Tiller’s catalogue found a home in that space.

That is why his South African certification run should not be read only as foreign-star validation. It is also a story about local listening power. South African audiences can keep an international catalogue alive in ways that matter commercially. They do not simply consume what is globally current. They also decide what remains emotionally useful.

The plaques show that memory can become market behaviour.

A listener returns to an old album.

A song becomes part of a breakup again.

A track moves from one generation of students to another.

A night out reactivates a chorus.

A playlist keeps an era breathing.

Over time, all those small returns become measurable.

They become streams.

They become ticket demand.

They become certifications.

They become proof that the catalogue is still working.

This is the R&B memory economy.

It is not driven only by newness. It is driven by emotional usefulness. Songs survive because people still need them to explain something: regret, desire, distance, pride, vulnerability, confusion, unfinished love.

Bryson Tiller’s South African plaques show how powerful that economy can be.

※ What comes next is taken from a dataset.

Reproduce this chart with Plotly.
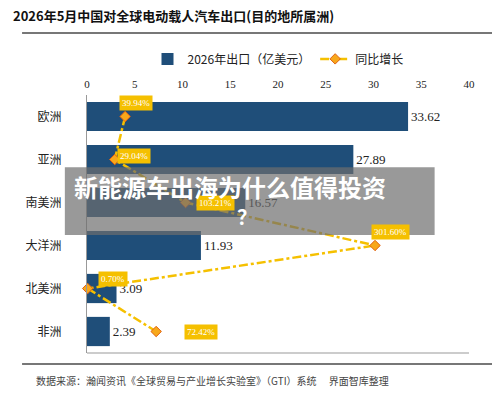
import plotly.graph_objects as go

regions = ["欧洲", "亚洲", "南美洲", "大洋洲", "北美洲", "非洲"]
exports = [33.62, 27.89, 16.57, 11.93, 3.09, 2.39]
growth = [39.94, 29.04, 103.21, 301.60, 0.70, 72.42]
growth_labels = ["39.94%", "29.04%", "103.21%", "301.60%", "0.70%", "72.42%"]

serif = "Liberation Serif, Noto Sans CJK SC"
cjk = "Noto Sans CJK SC"

fig = go.Figure()
fig.add_trace(go.Bar(
    y=regions, x=exports, orientation="h", name="2026年出口（亿美元）",
    marker=dict(color="#1f4e79", line=dict(color="#1f4e79", width=0)),
    text=[f"{v:.2f}" for v in exports], textposition="outside",
    textfont=dict(family=serif, size=13, color="#222"), width=0.68,
    cliponaxis=False,
))
fig.add_trace(go.Scatter(
    y=regions, x=growth, xaxis="x2", name="同比增长", mode="lines+markers",
    line=dict(color="#f5c000", width=2.5, dash="dashdot"),
    marker=dict(symbol="diamond", size=8, color="#f7a81b", line=dict(color="#e06010", width=1)),
    cliponaxis=False,
))

# label boxes for growth values
offsets = [(-6, 14), (2, 4), (10, 0), (-4, 14), (10, 10), (28, 0)]
for r, g, t, (dx, dy) in zip(regions, growth, growth_labels, offsets):
    fig.add_annotation(x=g, y=r, xref="x2", yref="y", text=t, showarrow=False,
                       xanchor="left", xshift=dx, yshift=dy,
                       font=dict(family=serif, size=9, color="white"),
                       bgcolor="#f5c000", borderpad=2)

fig.update_layout(
    width=500, height=402, margin=dict(l=79, r=39, t=87, b=57, autoexpand=False),
    paper_bgcolor="white", plot_bgcolor="white",
    showlegend=True,
    legend=dict(orientation="h", x=0.5, xanchor="center", y=1.14, yanchor="middle",
                font=dict(family=cjk, size=12, color="#222"), itemwidth=30),
    xaxis=dict(range=[0, 40], dtick=5, side="top", showgrid=False, zeroline=False,
               tickfont=dict(family=serif, size=11, color="#222"), showline=False,
               ticks="", ticklabelstandoff=4),
    xaxis2=dict(range=[0, 400], overlaying="x", visible=False),
    yaxis=dict(autorange="reversed", showline=True, linecolor="#999", ticks="",
               tickfont=dict(family=cjk, size=12, color="#222"),
               ticklabelstandoff=22, showgrid=False),
    font=dict(family=cjk),
)
# bottom axis line of plot area
fig.add_shape(type="line", xref="paper", yref="paper", x0=0, x1=1, y0=0, y1=0,
              line=dict(color="#999", width=1))

fig.add_annotation(text="<b>2026年5月中国对全球电动载人汽车出口(目的地所属洲)</b>",
                   xref="paper", yref="paper", x=-0.2, y=1.31, xanchor="left", yanchor="middle",
                   showarrow=False, font=dict(family=cjk, size=13, color="#111"))
fig.add_shape(type="line", xref="paper", yref="paper", x0=-0.17, x1=1.07, y0=1.24, y1=1.24,
              line=dict(color="#777", width=2))
fig.add_shape(type="line", xref="paper", yref="paper", x0=-0.17, x1=1.07, y0=-0.043, y1=-0.043,
              line=dict(color="#777", width=2))
fig.add_annotation(text="数据来源：瀚闻资讯《全球贸易与产业增长实验室》（GTI）系统　 界面智库整理",
                   xref="paper", yref="paper", x=-0.14, y=-0.105, xanchor="left", yanchor="middle",
                   showarrow=False, font=dict(family=cjk, size=10, color="#444"))

# overlay banner
fig.add_shape(type="rect", xref="paper", yref="paper", x0=-0.058, x1=0.91, y0=0.457, y1=0.72,
              fillcolor="rgba(110,110,110,0.7)", line=dict(width=0), layer="above")
fig.add_annotation(text="<b>新能源车出海为什么值得投资</b>", xref="paper", yref="paper",
                   x=0.375, y=0.645, showarrow=False,
                   font=dict(family=cjk, size=24, color="white"))
fig.add_annotation(text="<b>？</b>", xref="paper", yref="paper",
                   x=0.42, y=0.53, showarrow=False,
                   font=dict(family=cjk, size=20, color="white"))

fig.write_html("out.html")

They also show why artists and labels should pay closer attention to markets where catalogue attachment runs deep. A song may be old in release-calendar terms, but still current in feeling. An album may belong to 2015 globally, but remain present-tense in South African listening culture.

That is the real story.

Trapsoul did not simply travel to South Africa.

It stayed.

And in staying, it became part of how a generation remembers itself.

In this market, memory is not passive.

It streams, buys tickets and turns old records into present-tense revenue.

Reporting basis: Based on public reporting of Bryson Tiller’s 18 new RiSA certifications, official tour information placing him in Durban during Durban July weekend, and Viranova editorial analysis of South Africa’s R&B listening culture and catalogue economy.